All good sense aside though, how cool is it that my Gustav is almost a real dude from like… history? Ha! Anyway, I thought that was pretty righteous. Who knows if, on some level, I knew that and my brain pulled it up as I was just type type typing away. Does it matter? I guess the point is that since all this happened, I have yet to go back to that scene. And that’s partially because I’m afraid that the real Gustave Planche may become my Gustav Plonchet. And is that ok? It’s kind of a mindfuck.

Long story short: save the internerd for the after party.

Write now. Write well. Write on.

-LW

I wrote today.

Are there three words in the English language that, when placed side by side by side, are more attractive, alluring, and meaningful than these three words?

I wrote today.

Can you write those words right now and mean it? If you consider yourself a writer, I wish their bliss upon you. My writing, as of late, has largely consisted of editing. The short of it is that I conceived an idea for a novel not quite two years ago (I know the exact date because Google Calendar rules my life). Two years is a long time to be stewing in something. Have you ever done that? Have you ever had a genius of an idea but just sat on it, writing bits and pieces as you go, but never really fully committing to what it could be? Well I’m here to tell you that whatever your idea is, it could be great, if only you would let it. You’re writing for some reason and I assume that reason is because you believe in your story. So why not set it free? What do you have to lose?
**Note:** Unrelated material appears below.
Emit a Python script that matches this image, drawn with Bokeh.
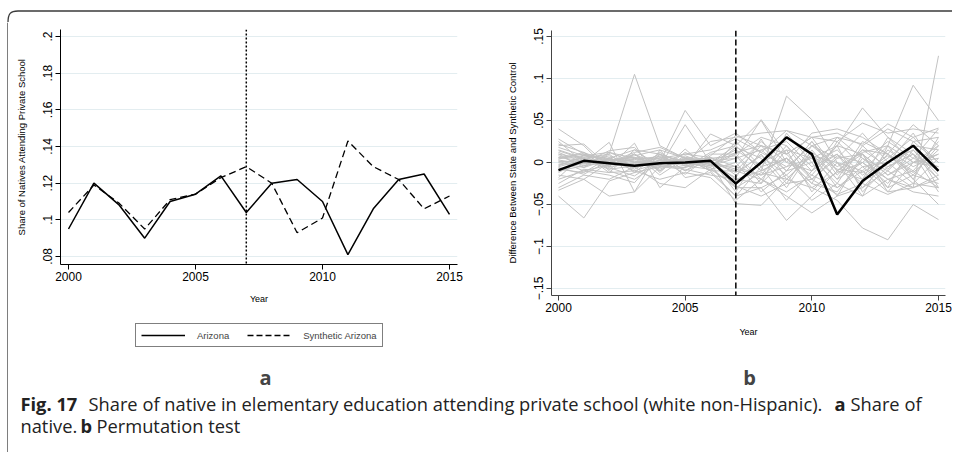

I’m actually nearing the end of this particular work and this is how I did it. I dilly-dallied for a long long time. Skip that step if you haven’t already. Take this that I have learned from that wasteful period to heart: write it down. I’ll say it again. Write it down. I’ll expand on that thought. Write it all down. Write it down write it down write it down. And then, when you stop, it’s ok. Take a break. Take a day or a week or a month at most but then come back, and write it down again. Just keep going. Writing is easy. It’s editing that’s hard.

So here I am and I’m editing. The way I do it is I started at the beginning. Chapter One. I went through it and I worked it. I worked the living hell out of it. I rewrote it and I studied it and I rewrote it again. And then I moved on to the flaming heap of crap that was Chapter Two and I did the same meticulous work with that. And so on and so on.

Today, I very proudly finished editing/re-writing Chapter Nine. During my day’s painstaking highs and lows, I have discovered that it is a short chapter and tomorrow, I will fuse it to Chapter Ten making one great big wonderful, polished and supercharged breaker breaker one Niner (did I hear a Niner in there?). I’m so excited I almost don’t want to sleep through the night. But I have to. If, for no other reason than the gross fact that I scratched my cornea with my contact last night and my eyeball is still healing. Eww! Did you just read that right? Why did I write that? I guess because it’s true. And it’s painful. And I wrote like a fucking madman today anyway. I wrote through the pain and I feel all the prouder for it.

I’m going to celebrate by cooking up some beef stir fry, drinking scotch, and donning a homemade eye patch made out of dryer sheets and duct tape.